**GIVEN INSTRUCTION:** From the listing below, copy word for word every line starting at the one that includes "Emit a web page" and ending at the one that includes "const line = d3.line().x(d"; the pictures are omitted.

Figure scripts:
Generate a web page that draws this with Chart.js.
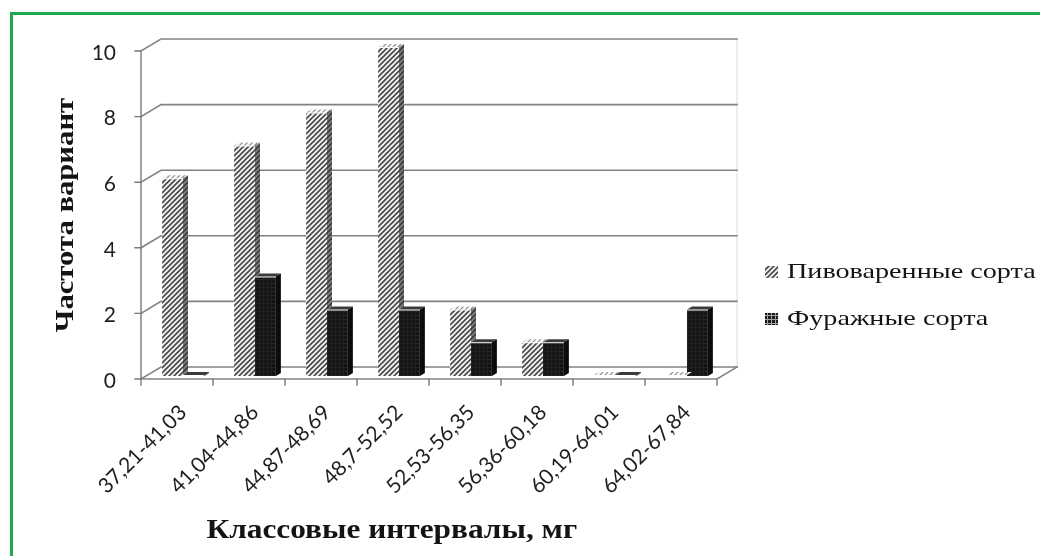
<!DOCTYPE html>
<html lang="ru">
<head>
<meta charset="utf-8">
<title>Частота вариант по классовым интервалам</title>
<script src="https://cdn.jsdelivr.net/npm/chart.js@4.4.1/dist/chart.umd.min.js"></script>
<style>
  html, body { margin: 0; padding: 0; background: #ffffff; overflow: hidden; }
  #wrap { position: relative; width: 1040px; height: 556px; }
  #frame { position: absolute; left: 10px; top: 12px; width: 1100px; height: 600px;
           border-left: 3px solid #20a84e; border-top: 3px solid #20a84e; }
  #c { position: absolute; left: 0; top: 0; }
</style>
</head>
<body>
<div id="wrap">
  <div id="frame"></div>
  <canvas id="c" width="1040" height="556"></canvas>
</div>
<script>
// Class intervals (mg) and counts per interval for each group of varieties
const categories = [
  '37,21-41,03', '41,04-44,86', '44,87-48,69', '48,7-52,52',
  '52,53-56,35', '56,36-60,18', '60,19-64,01', '64,02-67,84'
];
const brewingCounts = [6, 7, 8, 10, 2, 1, 0, 0];
const feedCounts = [0, 3, 2, 2, 1, 1, 0, 2];
const seriesNames = ['Пивоваренные сорта', 'Фуражные сорта'];
const yTickValues = [0, 2, 4, 6, 8, 10];
const xAxisTitle = 'Классовые интервалы, мг';
const yAxisTitle = 'Частота вариант';

// --- pseudo-3D geometry (pixels) ---
const WALL = { dx: 20, dy: -12 };     // front plane -> back wall
const BAR_PLANE = { dx: 6, dy: -3 };  // front plane -> bar front faces
const BAR_DEPTH = { dx: 5, dy: -3 };  // bar front face -> bar back

const canvas = document.getElementById('c');
const ctx = canvas.getContext('2d');

function tile(size, paint) {
  const t = document.createElement('canvas');
  t.width = t.height = size;
  paint(t.getContext('2d'), size);
  return ctx.createPattern(t, 'repeat');
}
function diagonal(bg, fg, width) {
  return tile(5, (g, s) => {
    g.fillStyle = bg; g.fillRect(0, 0, s, s);
    g.strokeStyle = fg; g.lineWidth = width;
    g.beginPath();
    g.moveTo(-1, s + 1); g.lineTo(s + 1, -1);
    g.moveTo(-1, 1); g.lineTo(1, -1);
    g.moveTo(s - 1, s + 1); g.lineTo(s + 1, s - 1);
    g.stroke();
  });
}
function grid(bg, fg) {
  return tile(4, (g, s) => {
    g.fillStyle = bg; g.fillRect(0, 0, s, s);
    g.fillStyle = fg; g.fillRect(3, 0, 1, s); g.fillRect(0, 3, s, 1);
  });
}

const hatchFront = diagonal('#f4f4f4', '#474747', 1.6);
const hatchSide = diagonal('#7c7c7c', '#333333', 1.5);
const hatchTop = diagonal('#fafafa', '#8a8a8a', 1.2);
const darkFront = grid('#141414', '#222222');
const darkSide = '#0b0b0b';
const darkTop = '#3a3a3a';
const darkLegend = grid('#1a1a1a', '#a0a0a0');

const faces = [
  { side: hatchSide, top: hatchTop, legend: hatchFront },
  { side: darkSide, top: darkTop, legend: darkLegend }
];

// back wall, side wall, floor and the front value axis
const frame3d = {
  id: 'frame3d',
  beforeDatasetsDraw(chart) {
    const { chartArea: a, scales: { y } } = chart;
    const c = chart.ctx;
    const fx0 = a.left - BAR_PLANE.dx, fx1 = a.right - BAR_PLANE.dx;
    const fy = v => y.getPixelForValue(v) - BAR_PLANE.dy;
    const y0 = fy(y.min);
    c.save();
    c.lineCap = 'square';
    // faint right edge of the back wall
    c.strokeStyle = '#dcdcdc'; c.lineWidth = 1;
    c.beginPath();
    c.moveTo(fx1 + WALL.dx, y0 + WALL.dy);
    c.lineTo(fx1 + WALL.dx, fy(y.max) + WALL.dy);
    c.stroke();
    // gridlines on the back wall with their diagonals on the side wall
    c.strokeStyle = '#828282'; c.lineWidth = 1.6;
    y.ticks.forEach(t => {
      const yy = fy(t.value);
      c.beginPath();
      c.moveTo(fx0, yy);
      c.lineTo(fx0 + WALL.dx, yy + WALL.dy);
      c.lineTo(fx1 + WALL.dx, yy + WALL.dy);
      c.stroke();
    });
    // floor outline
    c.beginPath();
    c.moveTo(fx0, y0); c.lineTo(fx1, y0); c.lineTo(fx1 + WALL.dx, y0 + WALL.dy);
    c.stroke();
    // front value axis and its tick marks
    c.strokeStyle = '#7a7a7a'; c.lineWidth = 1.4;
    c.beginPath();
    c.moveTo(fx0, fy(y.max)); c.lineTo(fx0, y0 + 5);
    y.ticks.forEach(t => { const yy = fy(t.value); c.moveTo(fx0 - 6, yy); c.lineTo(fx0, yy); });
    // category boundary ticks under the floor edge
    const n = chart.data.labels.length;
    for (let i = 0; i <= n; i++) {
      const bx = fx0 + (fx1 - fx0) * i / n;
      c.moveTo(bx, y0); c.lineTo(bx, y0 + 6);
    }
    c.stroke();
    c.restore();
  }
};

// right side and top faces of every bar, left bar of a group first;
// a side face stops where the neighbouring bar's front face begins
const bars3d = {
  id: 'bars3d',
  afterDatasetsDraw(chart) {
    const c = chart.ctx;
    const metas = chart.data.datasets.map((d, i) => chart.getDatasetMeta(i));
    const box = el => {
      const p = el.getProps(['x', 'y', 'base', 'width'], true);
      return { l: p.x - p.width / 2, r: p.x + p.width / 2,
               top: Math.min(p.y, p.base) - 1, bot: Math.max(p.y, p.base) };
    };
    c.save();
    chart.data.labels.forEach((_, k) => {
      metas.forEach((meta, i) => {
        const b = box(meta.data[k]);
        const f = faces[i];
        const next = metas[i + 1];
        const sideBot = next ? Math.max(b.top, Math.min(b.bot, box(next.data[k]).top)) : b.bot;
        c.fillStyle = f.top;
        c.beginPath();
        c.moveTo(b.l, b.top); c.lineTo(b.r, b.top);
        c.lineTo(b.r + BAR_DEPTH.dx, b.top + BAR_DEPTH.dy);
        c.lineTo(b.l + BAR_DEPTH.dx, b.top + BAR_DEPTH.dy);
        c.closePath(); c.fill();
        c.fillStyle = f.side;
        c.beginPath();
        c.moveTo(b.r, b.top); c.lineTo(b.r + BAR_DEPTH.dx, b.top + BAR_DEPTH.dy);
        c.lineTo(b.r + BAR_DEPTH.dx, sideBot + BAR_DEPTH.dy); c.lineTo(b.r, sideBot);
        c.closePath(); c.fill();
      });
    });
    c.restore();
  }
};

// text drawn with a slight horizontal widening, like the serif captions of the figure
function wideText(c, text, x, y, font, sx, rot) {
  c.save();
  c.translate(x, y);
  if (rot) c.rotate(rot);
  c.scale(sx, 1);
  c.font = font;
  c.fillText(text, 0, 0);
  c.restore();
}

// axis titles and legend
const captions = {
  id: 'captions',
  afterDraw(chart) {
    const c = chart.ctx, a = chart.chartArea;
    c.save();
    c.fillStyle = '#141414';
    c.textAlign = 'center';
    c.textBaseline = 'alphabetic';
    wideText(c, xAxisTitle, a.left + (a.right - a.left) * 0.425, a.bottom + 162,
             'bold 27px "Liberation Serif"', 1.16, 0);
    c.textBaseline = 'middle';
    wideText(c, yAxisTitle, 66, (a.top + a.bottom) / 2 + 3,
             'bold 26px "Liberation Serif"', 1.18, -Math.PI / 2);
    // legend
    c.textAlign = 'left';
    c.textBaseline = 'alphabetic';
    const lx = a.right + 42;
    chart.data.datasets.forEach((ds, i) => {
      const by = (a.top + a.bottom) / 2 + 66 + i * 47;
      c.fillStyle = faces[i].legend;
      c.fillRect(lx, by - 12, 13, 12);
      c.fillStyle = '#141414';
      wideText(c, ds.label, lx + 22, by, '22px "Liberation Serif"', 1.28, 0);
    });
    c.restore();
  }
};

const tickFont = { family: 'Lato', size: 21 };

new Chart(ctx, {
  type: 'bar',
  data: {
    labels: categories,
    datasets: [
      { label: seriesNames[0], data: brewingCounts, backgroundColor: hatchFront },
      { label: seriesNames[1], data: feedCounts, backgroundColor: darkFront }
    ]
  },
  options: {
    responsive: false,
    animation: false,
    devicePixelRatio: 1,
    layout: { padding: { top: 48, right: 317, bottom: 0, left: 0 } },
    datasets: { bar: { barPercentage: 1, categoryPercentage: 0.58, borderWidth: 0 } },
    plugins: { legend: { display: false }, tooltip: { enabled: false } },
    scales: {
      x: {
        grid: { display: false, drawTicks: false },
        border: { display: false },
        ticks: { autoSkip: false, minRotation: 45, maxRotation: 45, padding: 24,
                 color: '#1e1e1e', font: tickFont },
        afterFit(s) { s.height = 180; }
      },
      y: {
        min: yTickValues[0],
        max: yTickValues[yTickValues.length - 1],
        grid: { display: false, drawTicks: false },
        border: { display: false },
        ticks: { stepSize: yTickValues[1] - yTickValues[0], padding: 31, labelOffset: 5,
                 color: '#1e1e1e', font: tickFont },
        afterFit(s) { s.width = 147; }
      }
    }
  },
  plugins: [frame3d, bars3d, captions]
});
</script>
</body>
</html>
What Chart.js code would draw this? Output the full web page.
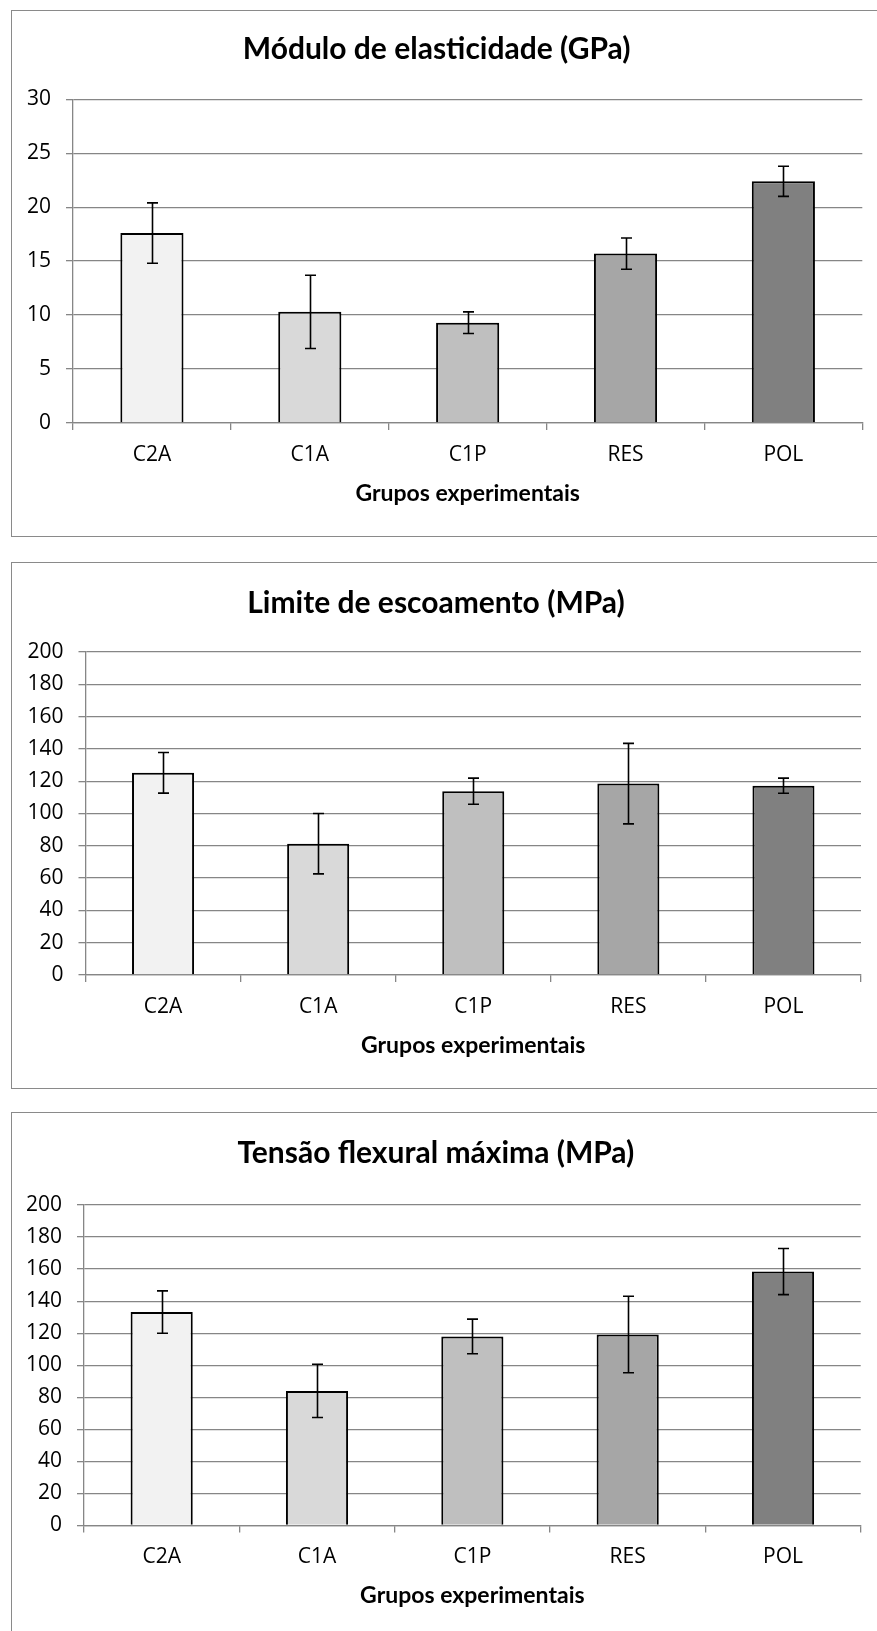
<!DOCTYPE html>
<html><head><meta charset="utf-8">
<script src="https://cdn.jsdelivr.net/npm/chart.js@4.4.1/dist/chart.umd.min.js"></script>
<style>
html,body{margin:0;padding:0;background:#fff;overflow:hidden;width:877px;height:1631px;position:relative;}
.frame{position:absolute;left:11px;width:900px;height:527px;border:1px solid #8a8a8a;box-sizing:border-box;pointer-events:none;}
canvas{position:absolute;left:11px;}
</style></head><body>
<canvas id="c1" width="880" height="527" style="top:10px;width:880px;height:527px"></canvas>
<canvas id="c2" width="880" height="527" style="top:562px;width:880px;height:527px"></canvas>
<canvas id="c3" width="880" height="527" style="top:1112px;width:880px;height:527px"></canvas>
<div class="frame" style="top:10px"></div>
<div class="frame" style="top:562px"></div>
<div class="frame" style="top:1112px"></div>
<script>
// ---- data ----
const categories = ['C2A', 'C1A', 'C1P', 'RES', 'POL'];
const barColors = ['#f2f2f2', '#d9d9d9', '#bfbfbf', '#a6a6a6', '#808080'];

const modulusValues = [17.6, 10.3, 9.3, 15.7, 22.4];
const modulusErrors = [2.8, 3.4, 1.0, 1.45, 1.4];

const yieldValues = [125.2, 81.3, 113.8, 118.5, 117.2];
const yieldErrors = [12.6, 18.7, 8.1, 24.9, 4.7];

const flexValues = [133.2, 84.0, 118.0, 119.2, 158.5];
const flexErrors = [13.2, 16.6, 10.8, 23.9, 14.4];

const titles = ['Módulo de elasticidade (GPa)', 'Limite de escoamento (MPa)', 'Tensão flexural máxima (MPa)'];
const xAxisTitle = 'Grupos experimentais';

// ---- layout (pixels relative to each canvas) ----
const CANVAS_LEFT = 11, CANVAS_W = 880, CANVAS_H = 527;
const layouts = [
  {titleMid: 39, plotTop: 89.3, plotBottom: 413, axisX: 73, right: 862.3, yMax: 30, yStep: 5},
  {titleMid: 41, plotTop: 90, plotBottom: 413, axisX: 85.5, right: 861, yMax: 200, yStep: 20},
  {titleMid: 41.5, plotTop: 93, plotBottom: 413.5, axisX: 84, right: 860.7, yMax: 200, yStep: 20}
];

Chart.defaults.font.family = "'Open Sans', sans-serif";
Chart.defaults.color = '#000';

const GRID = '#868686';
const TITLE_SIZE = 30;
const TICK_SIZE = 21;
const AXIS_TITLE_SIZE = 23;

const errorBarPlugin = {
  id: 'errorBars',
  afterDatasetsDraw(chart, args, opts) {
    const {ctx} = chart;
    const y = chart.scales.y;
    const meta = chart.getDatasetMeta(0);
    const vals = chart.data.datasets[0].data;
    ctx.save();
    ctx.strokeStyle = '#000';
    ctx.lineWidth = 1.6;
    meta.data.forEach((bar, i) => {
      const e = opts.errors[i];
      const xc = Math.round(bar.x) + 0.5;
      const yHi = y.getPixelForValue(vals[i] + e);
      const yLo = y.getPixelForValue(vals[i] - e);
      ctx.beginPath();
      ctx.moveTo(xc, yHi); ctx.lineTo(xc, yLo);
      ctx.moveTo(xc - 5.5, yHi); ctx.lineTo(xc + 5.5, yHi);
      ctx.moveTo(xc - 5.5, yLo); ctx.lineTo(xc + 5.5, yLo);
      ctx.stroke();
    });
    ctx.restore();
  }
};

function makeChart(id, idx, values, errors) {
  const L = layouts[idx];
  const lineH = TITLE_SIZE * 1.2;
  const padTop = L.titleMid - lineH / 2;
  const padBottom = L.plotTop - L.titleMid - lineH / 2;
  return new Chart(document.getElementById(id), {
    type: 'bar',
    data: {
      labels: categories,
      datasets: [{
        data: values,
        backgroundColor: barColors,
        borderColor: '#000',
        borderWidth: 2,
        borderSkipped: 'start',
        categoryPercentage: 1,
        barPercentage: 0.4
      }]
    },
    plugins: [errorBarPlugin],
    options: {
      responsive: false,
      animation: false,
      devicePixelRatio: 1,
      layout: {padding: {left: 0, top: 0, bottom: 0, right: CANVAS_LEFT + CANVAS_W - L.right}},
      plugins: {
        legend: {display: false},
        tooltip: {enabled: false},
        title: {
          display: true,
          text: titles[idx],
          color: '#000',
          font: {family: "'Lato', sans-serif", size: TITLE_SIZE, weight: 'bold', lineHeight: 1.2},
          padding: {top: padTop, bottom: padBottom}
        },
        errorBars: {errors: errors}
      },
      scales: {
        x: {
          offset: true,
          grid: {display: true, drawOnChartArea: false, drawTicks: true, tickLength: 7, color: GRID, lineWidth: 1.3, offset: true},
          border: {display: true, color: GRID, width: 1.3},
          ticks: {font: {size: TICK_SIZE, lineHeight: 1.2}, padding: 12, color: '#000', maxRotation: 0},
          title: {
            display: true, text: xAxisTitle, color: '#000',
            font: {family: "'Lato', sans-serif", size: AXIS_TITLE_SIZE, weight: 'bold', lineHeight: 1.2},
            padding: {top: 0, bottom: 43 - AXIS_TITLE_SIZE * 0.6}
          },
          afterFit(scale) { scale.height = CANVAS_H - L.plotBottom; }
        },
        y: {
          min: 0, max: L.yMax,
          grid: {color: GRID, lineWidth: 1.3, tickLength: 7, drawTicks: true},
          border: {display: true, color: GRID, width: 1.3},
          ticks: {stepSize: L.yStep, font: {size: TICK_SIZE}, padding: 15, color: '#000'},
          afterFit(scale) { scale.width = L.axisX - CANVAS_LEFT; }
        }
      }
    }
  });
}

makeChart('c1', 0, modulusValues, modulusErrors);
makeChart('c2', 1, yieldValues, yieldErrors);
makeChart('c3', 2, flexValues, flexErrors);
</script>
</body></html>
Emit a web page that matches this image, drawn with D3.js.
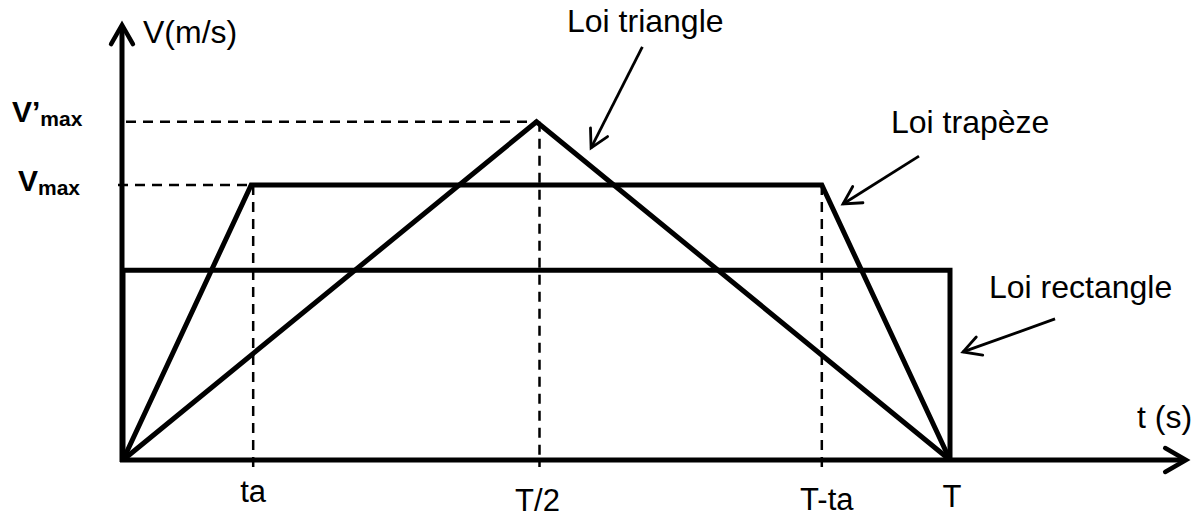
<!DOCTYPE html>
<html>
<head>
<meta charset="utf-8">
<script src="https://cdn.jsdelivr.net/npm/d3@7"></script>
<style>
  html, body { margin: 0; padding: 0; background: #fff; }
  svg { display: block; }
  text { font-family: Arial, "Liberation Sans", sans-serif; fill: #000; }
</style>
</head>
<body>
<svg id="chart" width="1199" height="519"></svg>
<script>
// ---- data (time normalised to T = 1, speed normalised to Vmax = 1) ----
const ta = 0.155;
const tickLabels = ["ta", "T/2", "T-ta", "T"];
const tickValues = [ta, 0.5, 1 - ta, 1];

const triangleT = [0, 0.5, 1];
const triangleV = [0, 1.23, 0];

const trapezeT = [0, ta, 1 - ta, 1];
const trapezeV = [0, 1, 1, 0];

const rectangleT = [0, 0, 1, 1];
const rectangleV = [0, 0.69, 0.69, 0];

const levelLabels = ["V’", "V"];
const levelValues = [1.23, 1];

const lawNames = ["Loi triangle", "Loi trapèze", "Loi rectangle"];
// annotation arrows: [t0, v0, t1, v1] (from label toward curve)
const arrowTriangle = [0.628, 1.502, 0.566, 1.135];
const arrowTrapeze = [0.9625, 1.105, 0.8706, 0.931];
const arrowRectangle = [1.127, 0.513, 1.0157, 0.393];

// ---- drawing ----
const svg = d3.select("#chart");
const x = d3.scaleLinear().domain([0, 1]).range([123, 950]);
const y = d3.scaleLinear().domain([0, 1]).range([460, 185]);

const line = d3.line().x(d => x(d[0])).y(d => y(d[1]));

function arrowHead(g, x1, y1, x0, y0, len, half, w) {
  const a = Math.atan2(y1 - y0, x1 - x0);
  const p1 = [x1 - len * Math.cos(a - half), y1 - len * Math.sin(a - half)];
  const p2 = [x1 - len * Math.cos(a + half), y1 - len * Math.sin(a + half)];
  g.append("path")
    .attr("d", `M${p1[0]},${p1[1]}L${x1},${y1}L${p2[0]},${p2[1]}`)
    .attr("fill", "none").attr("stroke", "#000")
    .attr("stroke-width", w).attr("stroke-linecap", "round").attr("stroke-linejoin", "miter");
}

// dashed guides
const dash = svg.append("g").attr("stroke", "#000").attr("stroke-width", 2.5)
  .attr("stroke-dasharray", "10,7").attr("fill", "none");
// V'max horizontal
dash.append("line").attr("x1", x(0) + 3).attr("x2", x(0.5)).attr("y1", y(levelValues[0])).attr("y2", y(levelValues[0]));
// Vmax horizontal
dash.append("line").attr("x1", x(0) - 5).attr("x2", x(ta)).attr("y1", y(levelValues[1])).attr("y2", y(levelValues[1]));
// verticals
dash.append("line").attr("x1", x(ta) + 2).attr("x2", x(ta) + 2).attr("y1", y(1)).attr("y2", y(0) + 7);
dash.append("line").attr("x1", x(0.5) + 3).attr("x2", x(0.5) + 3).attr("y1", y(levelValues[0])).attr("y2", y(0) + 7);
dash.append("line").attr("x1", x(1 - ta)).attr("x2", x(1 - ta)).attr("y1", y(1)).attr("y2", y(0) + 7);

// curves
const curves = svg.append("g").attr("fill", "none").attr("stroke", "#000")
  .attr("stroke-width", 5).attr("stroke-linejoin", "miter");
curves.append("path").attr("d", line(d3.zip(rectangleT, rectangleV)));
curves.append("path").attr("d", line(d3.zip(trapezeT, trapezeV)));
curves.append("path").attr("d", line(d3.zip(triangleT, triangleV)));

// axes
const axes = svg.append("g");
const x0 = x(0) - 1, yBase = y(0);
axes.append("line").attr("x1", x0).attr("x2", x0).attr("y1", yBase + 2).attr("y2", 26)
  .attr("stroke", "#000").attr("stroke-width", 5);
arrowHead(axes, x0, 25, x0, 200, 22, 0.52, 4.5);
axes.append("line").attr("x1", x0 - 2).attr("x2", 1185).attr("y1", yBase).attr("y2", yBase)
  .attr("stroke", "#000").attr("stroke-width", 5);
arrowHead(axes, 1186, yBase, 900, yBase, 24, 0.52, 4.5);

// axis titles
svg.append("text").attr("x", 143).attr("y", 43).attr("font-size", 32).text("V(m/s)");
svg.append("text").attr("x", 1137).attr("y", 428).attr("font-size", 32).text("t (s)");

// x tick labels
const tickDx = [2, 1, 5, 2];
const tickY = [502, 511, 510, 507];
svg.append("g").selectAll("text").data(tickLabels).join("text")
  .attr("x", (d, i) => x(tickValues[i]) + tickDx[i])
  .attr("y", (d, i) => tickY[i])
  .attr("text-anchor", "middle").attr("font-size", 31)
  .text(d => d);

// level labels (bold, with subscript)
const lvlX = [12, 18];
const lvlY = [122, 191];
levelLabels.forEach((lab, i) => {
  const t = svg.append("text").attr("x", lvlX[i]).attr("y", lvlY[i])
    .attr("font-weight", "bold").attr("font-size", 30);
  t.append("tspan").text(lab);
  t.append("tspan").attr("font-size", 21).attr("dy", 4).text("max");
});

// law labels and arrows
const lawPos = [[567, 32], [891, 133], [989, 298]];
svg.append("g").selectAll("text").data(lawNames).join("text")
  .attr("x", (d, i) => lawPos[i][0]).attr("y", (d, i) => lawPos[i][1])
  .attr("font-size", 32).text(d => d);

const ann = svg.append("g");
[arrowTriangle, arrowTrapeze, arrowRectangle].forEach(a => {
  const X0 = x(a[0]), Y0 = y(a[1]), X1 = x(a[2]), Y1 = y(a[3]);
  ann.append("line").attr("x1", X0).attr("y1", Y0).attr("x2", X1).attr("y2", Y1)
    .attr("stroke", "#000").attr("stroke-width", 2.8);
  arrowHead(ann, X1, Y1, X0, Y0, 20, 0.5, 2.8);
});
</script>
</body>
</html>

**ANSWER TO THIS TASK:**
Emit a web page that matches this image, drawn with D3.js.
<!DOCTYPE html>
<html>
<head>
<meta charset="utf-8">
<script src="https://cdn.jsdelivr.net/npm/d3@7"></script>
<style>
  html, body { margin: 0; padding: 0; background: #fff; }
  svg { display: block; }
  text { font-family: Arial, "Liberation Sans", sans-serif; fill: #000; }
</style>
</head>
<body>
<svg id="chart" width="1199" height="519"></svg>
<script>
// ---- data (time normalised to T = 1, speed normalised to Vmax = 1) ----
const ta = 0.155;
const tickLabels = ["ta", "T/2", "T-ta", "T"];
const tickValues = [ta, 0.5, 1 - ta, 1];

const triangleT = [0, 0.5, 1];
const triangleV = [0, 1.23, 0];

const trapezeT = [0, ta, 1 - ta, 1];
const trapezeV = [0, 1, 1, 0];

const rectangleT = [0, 0, 1, 1];
const rectangleV = [0, 0.69, 0.69, 0];

const levelLabels = ["V’", "V"];
const levelValues = [1.23, 1];

const lawNames = ["Loi triangle", "Loi trapèze", "Loi rectangle"];
// annotation arrows: [t0, v0, t1, v1] (from label toward curve)
const arrowTriangle = [0.628, 1.502, 0.566, 1.135];
const arrowTrapeze = [0.9625, 1.105, 0.8706, 0.931];
const arrowRectangle = [1.127, 0.513, 1.0157, 0.393];

// ---- drawing ----
const svg = d3.select("#chart");
const x = d3.scaleLinear().domain([0, 1]).range([123, 950]);
const y = d3.scaleLinear().domain([0, 1]).range([460, 185]);

const line = d3.line().x(d => x(d[0])).y(d => y(d[1]));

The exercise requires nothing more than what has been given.